#### Dataset section

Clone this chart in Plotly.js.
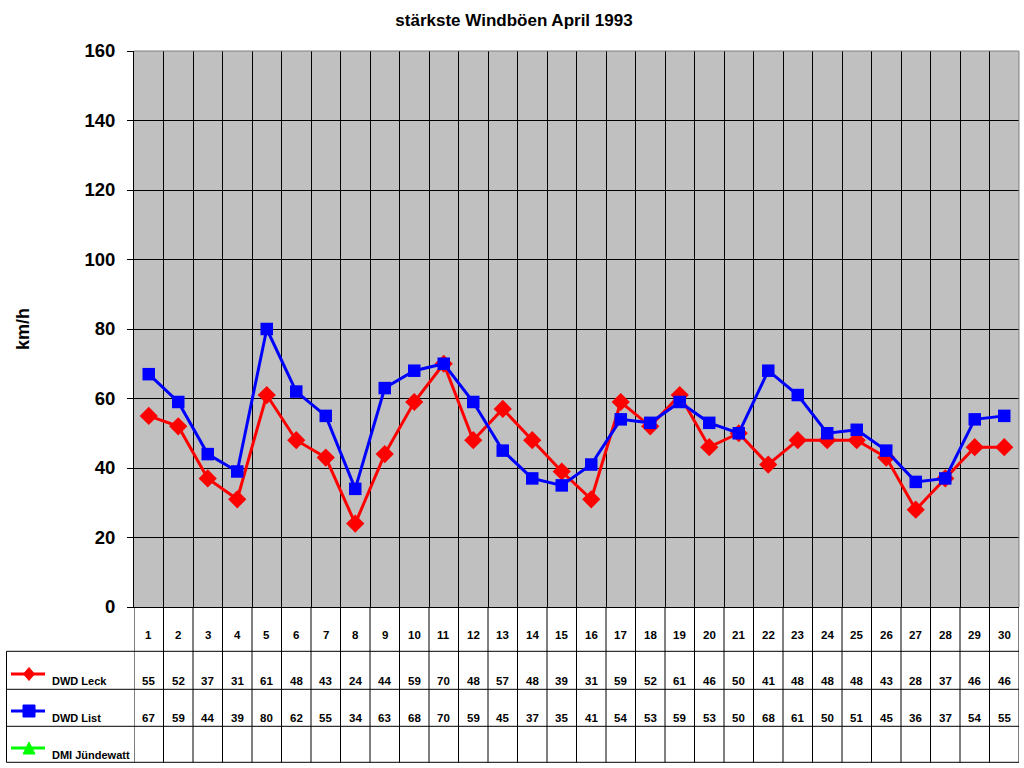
<!DOCTYPE html>
<html><head><meta charset="utf-8">
<script src="https://cdn.plot.ly/plotly-3.0.1.min.js"></script>
<style>html,body{margin:0;padding:0;background:#fff}</style>
</head><body><div id="chart" style="width:1024px;height:768px"></div>
<script>
// ---- data ----
const days = [1,2,3,4,5,6,7,8,9,10,11,12,13,14,15,16,17,18,19,20,21,22,23,24,25,26,27,28,29,30];
const leck = [55,52,37,31,61,48,43,24,44,59,70,48,57,48,39,31,59,52,61,46,50,41,48,48,48,43,28,37,46,46];
const list = [67,59,44,39,80,62,55,34,63,68,70,59,45,37,35,41,54,53,59,53,50,68,61,50,51,45,36,37,54,55];
const juendewatt = [];
const seriesNames = ['DWD Leck', 'DWD List', 'DMI Jündewatt'];
const titleText = 'stärkste Windböen April 1993';
const yTitleText = 'km/h';

// ---- geometry helpers (pixel -> paper) ----
const L = 134, R = 1019, T = 51, B = 607;
const pw = R - L, ph = B - T;
const px = X => (X - L) / pw;
const py = Y => (B - Y) / ph;

const FONT = 'Liberation Sans, Arial, sans-serif';
const colors = ['#FF0000', '#0000FF', '#00FF00'];
const symbols = ['diamond', 'square', 'triangle-up'];

const traces = [
  {x: days, y: leck, name: seriesNames[0], type: 'scatter', mode: 'lines+markers',
   line: {color: colors[0], width: 3}, marker: {symbol: symbols[0], size: 14, color: colors[0]}},
  {x: days, y: list, name: seriesNames[1], type: 'scatter', mode: 'lines+markers',
   line: {color: colors[1], width: 3}, marker: {symbol: symbols[1], size: 12.5, color: colors[1]}},
  {x: days.slice(0, juendewatt.length), y: juendewatt, name: seriesNames[2], type: 'scatter', mode: 'lines+markers',
   line: {color: colors[2], width: 3}, marker: {symbol: symbols[2], size: 12, color: colors[2]}}
];

const shapes = [];
const annotations = [];
const black = '#000000';

// plot area top/right border (grey)
shapes.push({type: 'line', xref: 'paper', yref: 'paper', x0: 0, x1: 1, y0: 1, y1: 1, line: {color: '#808080', width: 1}});
shapes.push({type: 'line', xref: 'paper', yref: 'paper', x0: 1, x1: 1, y0: 0, y1: 1, line: {color: '#808080', width: 1}});

// data table
const rowLines = [651.3, 689.3, 726.3, 762.3];
const tableBottom = rowLines[rowLines.length - 1];
const tableLeft = 6.5;
const boundaries = [days[0] - 0.5].concat(days.map(d => d + 0.5));
boundaries.forEach(b => {
  shapes.push({type: 'line', xref: 'x', yref: 'paper', x0: b, x1: b, y0: 0, y1: py(tableBottom), line: {color: black, width: 1}});
});
rowLines.forEach(Y => {
  shapes.push({type: 'line', xref: 'paper', yref: 'paper', x0: px(tableLeft), x1: 1, y0: py(Y), y1: py(Y), line: {color: black, width: 1}});
});
shapes.push({type: 'line', xref: 'paper', yref: 'paper', x0: px(tableLeft), x1: px(tableLeft), y0: py(rowLines[0]), y1: py(tableBottom), line: {color: black, width: 1}});

const cellFont = {family: FONT, size: 11.5, color: black, weight: 'bold'};
const legendFont = {family: FONT, size: 11, color: black, weight: 'bold'};
days.forEach((d, i) => {
  annotations.push({x: d, xref: 'x', y: py(635), yref: 'paper', text: String(d), showarrow: false, font: cellFont, xanchor: 'center', yanchor: 'middle'});
  if (i < leck.length) annotations.push({x: d, xref: 'x', y: py(680.5), yref: 'paper', text: String(leck[i]), showarrow: false, font: cellFont, xanchor: 'center', yanchor: 'middle'});
  if (i < list.length) annotations.push({x: d, xref: 'x', y: py(717.5), yref: 'paper', text: String(list[i]), showarrow: false, font: cellFont, xanchor: 'center', yanchor: 'middle'});
  if (i < juendewatt.length) annotations.push({x: d, xref: 'x', y: py(754.5), yref: 'paper', text: String(juendewatt[i]), showarrow: false, font: cellFont, xanchor: 'center', yanchor: 'middle'});
});

// legend keys inside the table
const legendRows = [{line: 674, text: 681}, {line: 711, text: 718}, {line: 748, text: 755}];
legendRows.forEach((r, i) => {
  shapes.push({type: 'line', xref: 'paper', yref: 'paper', x0: px(11), x1: px(45), y0: py(r.line), y1: py(r.line), line: {color: colors[i], width: 3}});
  const cx = 29, cy = r.line;
  let path;
  if (i === 0) {
    path = `M ${px(cx)} ${py(cy - 6.5)} L ${px(cx + 5.5)} ${py(cy)} L ${px(cx)} ${py(cy + 6.5)} L ${px(cx - 5.5)} ${py(cy)} Z`;
  } else if (i === 1) {
    path = `M ${px(cx - 6)} ${py(cy - 6)} L ${px(cx + 6)} ${py(cy - 6)} L ${px(cx + 6)} ${py(cy + 6)} L ${px(cx - 6)} ${py(cy + 6)} Z`;
  } else {
    path = `M ${px(cx)} ${py(cy - 6)} L ${px(cx + 6)} ${py(cy + 6)} L ${px(cx - 6)} ${py(cy + 6)} Z`;
  }
  shapes.push({type: 'path', xref: 'paper', yref: 'paper', path: path, fillcolor: colors[i], line: {color: colors[i], width: 1}});
  annotations.push({x: px(50), xref: 'paper', y: py(r.text), yref: 'paper', text: seriesNames[i], showarrow: false,
    font: legendFont, xanchor: 'left', yanchor: 'middle'});
});

const layout = {
  width: 1024, height: 768,
  margin: {l: L, r: 1024 - R, t: T, b: 768 - B, pad: 0},
  paper_bgcolor: '#FFFFFF', plot_bgcolor: '#C0C0C0',
  showlegend: false,
  font: {family: FONT, color: black},
  title: {text: titleText, x: 514 / 1024, xref: 'container', xanchor: 'center', y: 1 - 20 / 768, yref: 'container', yanchor: 'middle',
          font: {family: FONT, size: 17, color: black, weight: 'bold'}},
  xaxis: {range: [0.5, 30.5], tickmode: 'array', tickvals: boundaries, showticklabels: false, ticks: '',
          showgrid: true, gridcolor: black, gridwidth: 1, zeroline: false, showline: true, linecolor: black, linewidth: 1,
          fixedrange: true},
  yaxis: {range: [0, 160], tickmode: 'linear', tick0: 0, dtick: 20, ticks: 'outside', ticklen: 6, tickcolor: black, tickwidth: 1,
          ticklabelstandoff: 8,
          tickfont: {family: FONT, size: 18.5, color: black, weight: 'bold'},
          showgrid: true, gridcolor: black, gridwidth: 1, zeroline: false, showline: true, linecolor: black, linewidth: 1,
          automargin: false, fixedrange: true,
          title: {text: yTitleText, standoff: 50, font: {family: FONT, size: 18, color: black, weight: 'bold'}}},
  shapes: shapes,
  annotations: annotations,
  hovermode: false
};

Plotly.newPlot('chart', traces, layout, {staticPlot: true, displayModeBar: false});
</script>
</body></html>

########

:: Aim of the task ::
Please write out all of the material above without changing a word, and omit any pictures.

:: Result for this exercise ::
Clone this chart in Plotly.js.
<!DOCTYPE html>
<html><head><meta charset="utf-8">
<script src="https://cdn.plot.ly/plotly-3.0.1.min.js"></script>
<style>html,body{margin:0;padding:0;background:#fff}</style>
</head><body><div id="chart" style="width:1024px;height:768px"></div>
<script>
// ---- data ----
const days = [1,2,3,4,5,6,7,8,9,10,11,12,13,14,15,16,17,18,19,20,21,22,23,24,25,26,27,28,29,30];
const leck = [55,52,37,31,61,48,43,24,44,59,70,48,57,48,39,31,59,52,61,46,50,41,48,48,48,43,28,37,46,46];
const list = [67,59,44,39,80,62,55,34,63,68,70,59,45,37,35,41,54,53,59,53,50,68,61,50,51,45,36,37,54,55];
const juendewatt = [];
const seriesNames = ['DWD Leck', 'DWD List', 'DMI Jündewatt'];
const titleText = 'stärkste Windböen April 1993';
const yTitleText = 'km/h';

// ---- geometry helpers (pixel -> paper) ----
const L = 134, R = 1019, T = 51, B = 607;
const pw = R - L, ph = B - T;
const px = X => (X - L) / pw;
const py = Y => (B - Y) / ph;

const FONT = 'Liberation Sans, Arial, sans-serif';
const colors = ['#FF0000', '#0000FF', '#00FF00'];
const symbols = ['diamond', 'square', 'triangle-up'];

const traces = [
  {x: days, y: leck, name: seriesNames[0], type: 'scatter', mode: 'lines+markers',
   line: {color: colors[0], width: 3}, marker: {symbol: symbols[0], size: 14, color: colors[0]}},
  {x: days, y: list, name: seriesNames[1], type: 'scatter', mode: 'lines+markers',
   line: {color: colors[1], width: 3}, marker: {symbol: symbols[1], size: 12.5, color: colors[1]}},
  {x: days.slice(0, juendewatt.length), y: juendewatt, name: seriesNames[2], type: 'scatter', mode: 'lines+markers',
   line: {color: colors[2], width: 3}, marker: {symbol: symbols[2], size: 12, color: colors[2]}}
];

const shapes = [];
const annotations = [];
const black = '#000000';

// plot area top/right border (grey)
shapes.push({type: 'line', xref: 'paper', yref: 'paper', x0: 0, x1: 1, y0: 1, y1: 1, line: {color: '#808080', width: 1}});
shapes.push({type: 'line', xref: 'paper', yref: 'paper', x0: 1, x1: 1, y0: 0, y1: 1, line: {color: '#808080', width: 1}});

// data table
const rowLines = [651.3, 689.3, 726.3, 762.3];
const tableBottom = rowLines[rowLines.length - 1];
const tableLeft = 6.5;
const boundaries = [days[0] - 0.5].concat(days.map(d => d + 0.5));
boundaries.forEach(b => {
  shapes.push({type: 'line', xref: 'x', yref: 'paper', x0: b, x1: b, y0: 0, y1: py(tableBottom), line: {color: black, width: 1}});
});
rowLines.forEach(Y => {
  shapes.push({type: 'line', xref: 'paper', yref: 'paper', x0: px(tableLeft), x1: 1, y0: py(Y), y1: py(Y), line: {color: black, width: 1}});
});
shapes.push({type: 'line', xref: 'paper', yref: 'paper', x0: px(tableLeft), x1: px(tableLeft), y0: py(rowLines[0]), y1: py(tableBottom), line: {color: black, width: 1}});

const cellFont = {family: FONT, size: 11.5, color: black, weight: 'bold'};
const legendFont = {family: FONT, size: 11, color: black, weight: 'bold'};
days.forEach((d, i) => {
  annotations.push({x: d, xref: 'x', y: py(635), yref: 'paper', text: String(d), showarrow: false, font: cellFont, xanchor: 'center', yanchor: 'middle'});
  if (i < leck.length) annotations.push({x: d, xref: 'x', y: py(680.5), yref: 'paper', text: String(leck[i]), showarrow: false, font: cellFont, xanchor: 'center', yanchor: 'middle'});
  if (i < list.length) annotations.push({x: d, xref: 'x', y: py(717.5), yref: 'paper', text: String(list[i]), showarrow: false, font: cellFont, xanchor: 'center', yanchor: 'middle'});
  if (i < juendewatt.length) annotations.push({x: d, xref: 'x', y: py(754.5), yref: 'paper', text: String(juendewatt[i]), showarrow: false, font: cellFont, xanchor: 'center', yanchor: 'middle'});
});

// legend keys inside the table
const legendRows = [{line: 674, text: 681}, {line: 711, text: 718}, {line: 748, text: 755}];
legendRows.forEach((r, i) => {
  shapes.push({type: 'line', xref: 'paper', yref: 'paper', x0: px(11), x1: px(45), y0: py(r.line), y1: py(r.line), line: {color: colors[i], width: 3}});
  const cx = 29, cy = r.line;
  let path;
  if (i === 0) {
    path = `M ${px(cx)} ${py(cy - 6.5)} L ${px(cx + 5.5)} ${py(cy)} L ${px(cx)} ${py(cy + 6.5)} L ${px(cx - 5.5)} ${py(cy)} Z`;
  } else if (i === 1) {
    path = `M ${px(cx - 6)} ${py(cy - 6)} L ${px(cx + 6)} ${py(cy - 6)} L ${px(cx + 6)} ${py(cy + 6)} L ${px(cx - 6)} ${py(cy + 6)} Z`;
  } else {
    path = `M ${px(cx)} ${py(cy - 6)} L ${px(cx + 6)} ${py(cy + 6)} L ${px(cx - 6)} ${py(cy + 6)} Z`;
  }
  shapes.push({type: 'path', xref: 'paper', yref: 'paper', path: path, fillcolor: colors[i], line: {color: colors[i], width: 1}});
  annotations.push({x: px(50), xref: 'paper', y: py(r.text), yref: 'paper', text: seriesNames[i], showarrow: false,
    font: legendFont, xanchor: 'left', yanchor: 'middle'});
});

const layout = {
  width: 1024, height: 768,
  margin: {l: L, r: 1024 - R, t: T, b: 768 - B, pad: 0},
  paper_bgcolor: '#FFFFFF', plot_bgcolor: '#C0C0C0',
  showlegend: false,
  font: {family: FONT, color: black},
  title: {text: titleText, x: 514 / 1024, xref: 'container', xanchor: 'center', y: 1 - 20 / 768, yref: 'container', yanchor: 'middle',
          font: {family: FONT, size: 17, color: black, weight: 'bold'}},
  xaxis: {range: [0.5, 30.5], tickmode: 'array', tickvals: boundaries, showticklabels: false, ticks: '',
          showgrid: true, gridcolor: black, gridwidth: 1, zeroline: false, showline: true, linecolor: black, linewidth: 1,
          fixedrange: true},
  yaxis: {range: [0, 160], tickmode: 'linear', tick0: 0, dtick: 20, ticks: 'outside', ticklen: 6, tickcolor: black, tickwidth: 1,
          ticklabelstandoff: 8,
          tickfont: {family: FONT, size: 18.5, color: black, weight: 'bold'},
          showgrid: true, gridcolor: black, gridwidth: 1, zeroline: false, showline: true, linecolor: black, linewidth: 1,
          automargin: false, fixedrange: true,
          title: {text: yTitleText, standoff: 50, font: {family: FONT, size: 18, color: black, weight: 'bold'}}},
  shapes: shapes,
  annotations: annotations,
  hovermode: false
};

Plotly.newPlot('chart', traces, layout, {staticPlot: true, displayModeBar: false});
</script>
</body></html>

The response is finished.